I ordered the prime rib "extra rare" as I do with all of my steaks. The middle part of the prime rib was perfectly bloody red, while the thin outside layer was more well done (which it usually is with prime rib). That well done outermost layer is the only type of well done meat I actually enjoy. It has that extra salty, almost short rib like taste and consistency to play off of the truly rare and beefy flavor of the middle portion. The prime rib was served on the bone of course, and had just the right amount of fat and marbelization. I loved their au jus and they sit the prime rib in a generous pool of it.

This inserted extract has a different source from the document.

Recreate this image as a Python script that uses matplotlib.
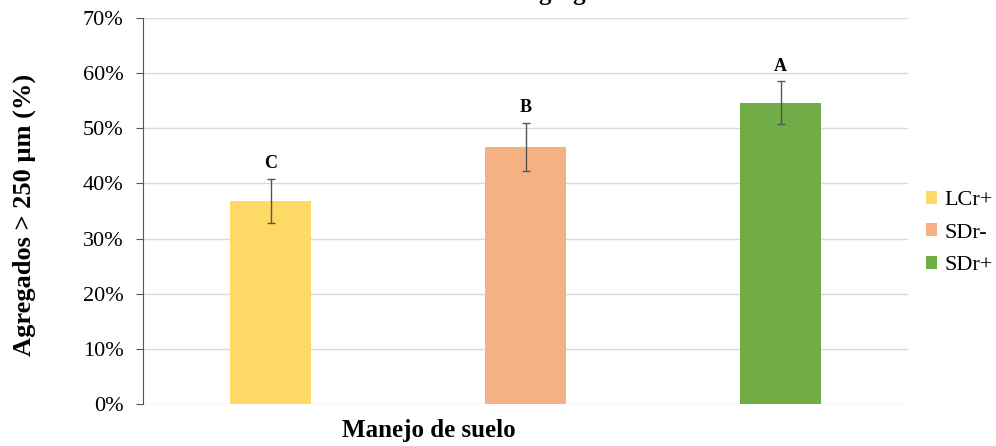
import matplotlib.pyplot as plt
from matplotlib.ticker import PercentFormatter

# valores
tratamientos = ['LCr+', 'SDr-', 'SDr+']
agregados = [36.8, 46.6, 54.6]
error = [4.0, 4.4, 3.9]
letras = ['C', 'B', 'A']
colores = ['#FFD966', '#F4B183', '#70AD47']

plt.rcParams['font.family'] = ['Liberation Serif', 'DejaVu Serif']

fig = plt.figure(figsize=(9.96, 4.46), dpi=100)
ax = fig.add_axes([143/996, 1 - 404/446, 765/996, 386/446])

x = range(len(tratamientos))
barras = ax.bar(x, agregados, width=0.32, color=colores, label=tratamientos,
                yerr=error, error_kw=dict(ecolor='#555555', elinewidth=1, capsize=3, capthick=1),
                zorder=3)

for i in x:
    ax.text(i, agregados[i] + error[i] + 1.2, letras[i], ha='center', va='bottom',
            fontsize=13, fontweight='bold')

ax.set_xlim(-0.5, 2.5)
ax.set_ylim(0, 70)
ax.set_yticks(range(0, 71, 10))
ax.yaxis.set_major_formatter(PercentFormatter(decimals=0))
ax.set_xticks([])
ax.tick_params(axis='y', labelsize=16, length=5, color='#555555', pad=9)
ax.grid(axis='y', color='#D9D9D9', linewidth=1, zorder=0)

for s in ['top', 'right', 'bottom']:
    ax.spines[s].set_visible(False)
ax.spines['left'].set_color('#555555')

ax.set_ylabel('Agregados > 250 µm (%)', fontsize=19, fontweight='bold')
ax.yaxis.set_label_coords(-0.14, 0.49)
ax.set_xlabel('Manejo de suelo', fontsize=18, fontweight='bold')
ax.xaxis.set_label_coords(0.373, -0.04)

# titulo cortado en la parte superior
fig.text(0.503, 1.0, 'Estabilidad de agregados', ha='center', va='baseline',
         fontsize=18, fontweight='bold')

ax.legend(loc='center left', bbox_to_anchor=(1.024, 0.443), frameon=False,
          borderaxespad=0, borderpad=0,
          fontsize=16, handlelength=0.5, handleheight=0.5, handletextpad=0.3,
          labelspacing=0.6)

plt.savefig('out.png', dpi=100)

My only criticism is that it was not larger. There also probably could have been a little more meat attached on the bone, which is one of my hugest criteria for a great prime rib ( or any steak for that matter). Nevertheless, I was still able to gnaw a nice amount of delectable prime rib off the bone. This is where it falls behind Old Homestead, Keens', and Strip House's prime rib. Old Homestead lists its behemoth prime rib at 32 oz on the menu and I do not doubt it. That thing is huge! Keens, while not as large probably weighs in at about 26-28 ounces. I'd say Strip House also weighs in at about 26 or so ounces. I would say Smith and Wollensky's rendition is closer to 20-22 ounces, which don't get me wrong is still a nice size piece of meat but you don't get the same "wow factor" you do from the afformentioned steakhouses. Since I requested extra rare, they needed to cut mine from the middle of the roast. Perhaps this yields a smaller piece than the outside part of the roast? This I do not know for sure. However, I would imagine that you could get inconsistent sizes due to the fact you are cutting it from a whole roast. In any event, in my first experience I did realize inconsistencies in the size of the steaks. Three of my friends also ordered the ribeye like myself, and they all varied in size, some actually being quite drastic. That was also really my only main criticism of my meal their the first time as well. So to conclude the review, the prime rib while delicious, is not the best in the city for me. Taste was on par, however size was lacking. I would rank it below OH and Keens. But definitely right in that next tier with Strip House's version.
Anyway, I really enjoyed the meal I had at Smith and Wollensky. The good experience I had with the ribeye the first time drew me back for the prime rib and it did not disappoint. The service was exactly as you would expect. The food came out promptly, cooked as ordered, and piping hot. Two visits and two successes. That's really all it takes- It really does not take a lot to get a great grade from me. Smith and Wollensky is a quality steakhouse and it does what a steakhouse should do right, especially in a steakhouse. will stay on my list and they have me as a repeat customer. Next up is the porterhouse for two. That is the big daddy and the true judge of a steakhouse for me. If they pass my grade in that department, then I will be truly impressed.